As you become more aware of how powerfully and naturally you can develop your self, by working from the inside out, by standing in the centre of your self-perceptions and working from your core potential, it’s natural that you may find yourself wanting to help others to develop their potential as well. The fundamental challenge in trying to develop other people is the misconception that you need to fix them in some way so that they can fully realise their potential. It can be tempting to assume that everyone else is simply an imperfect copy of you that just needs a bit of tweaking and fixing in order to work properly.
This simplistic approach to developing another person, where you view them as a project to be fixed, can often lead to a fundamental disconnection between you both because it seems that the more that you try to help them, to fix them, the more that their behaviours diverge from the ideals that you have been prescribing. This outside-in approach is used by many coaches and mentors, where they try to fix their client’s behaviours as a way of avoiding engaging with their own development tensions. The client then becomes a proxy for the coach’s own development and no matter how well the client is doing, it is never good enough because the coach never actually engages with their own tensions.
Instead of working from the outside-in and unconsciously trying to change yourself by changing someone else, it is far more effective to develop another person by working from the inside-out, by connecting their inner world with your inner world. Rather than prescribing ideal behaviours when helping another person to develop, working from the inside-out involves asking powerful questions and creating meaningful conversations that really connect your inner worlds. As you step into these questions and conversations with another person, it can be easy to avoid any tension that emerges, simply quoting platitudes, euphemisms and jargon to each other.
So when I work with you to help you in developing other people, I show you how to positively engage with those tensions that will inevitably emerge along interpersonal boundaries between your mutual inner worlds. By identifying and naming those tensions, owning them and understanding your mutual contribution to them, and working with the choices that they offer, you actually create a stronger developmental connection between you, where you healthily use those tensions rather than trying to avoid them.

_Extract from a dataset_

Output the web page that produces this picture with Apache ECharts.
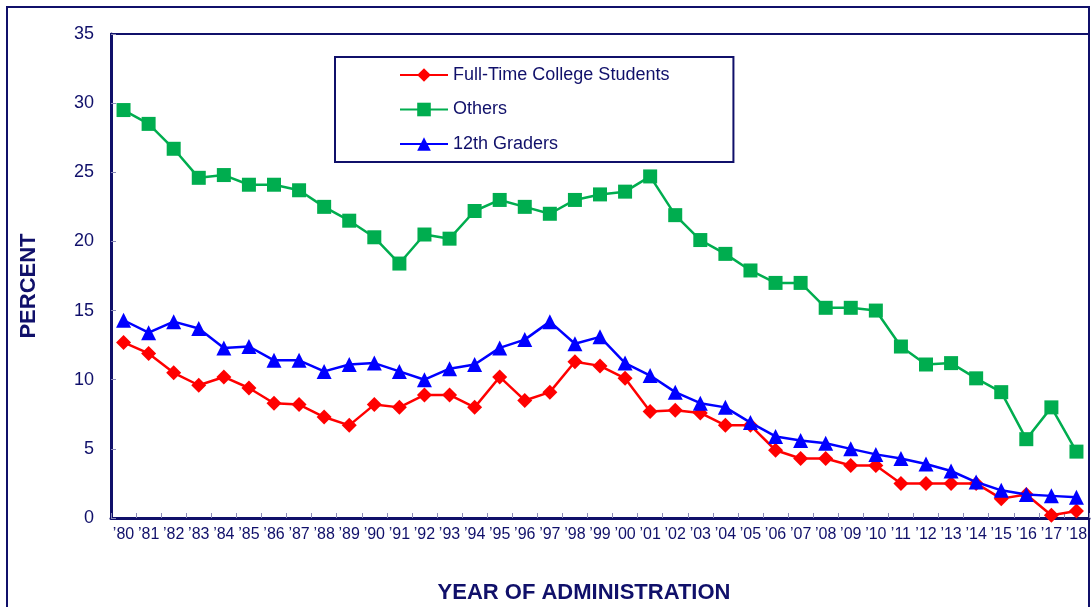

The reality is that to consistently and successfully develop other people, you have to work with that dynamic connection between you, which means that you also have to be continually developing yourself. The more skill that you are asking questions of yourself and developing your own self, the more purposeful and inspiring you will be asking questions of other people as you help them develop themselves.
When I work with you to develop other people, we work with those dynamic flowing connections, those feedforward–feedback loops, that enable you to ask the powerful questions and create the inspiring conversations that will really make a difference in your connections with other people. As we work with these interpersonal boundaries and navigate the tensions, which emerge, exist and evolve, you will find that you are not only developing another person but also developing a profounder understanding of your self.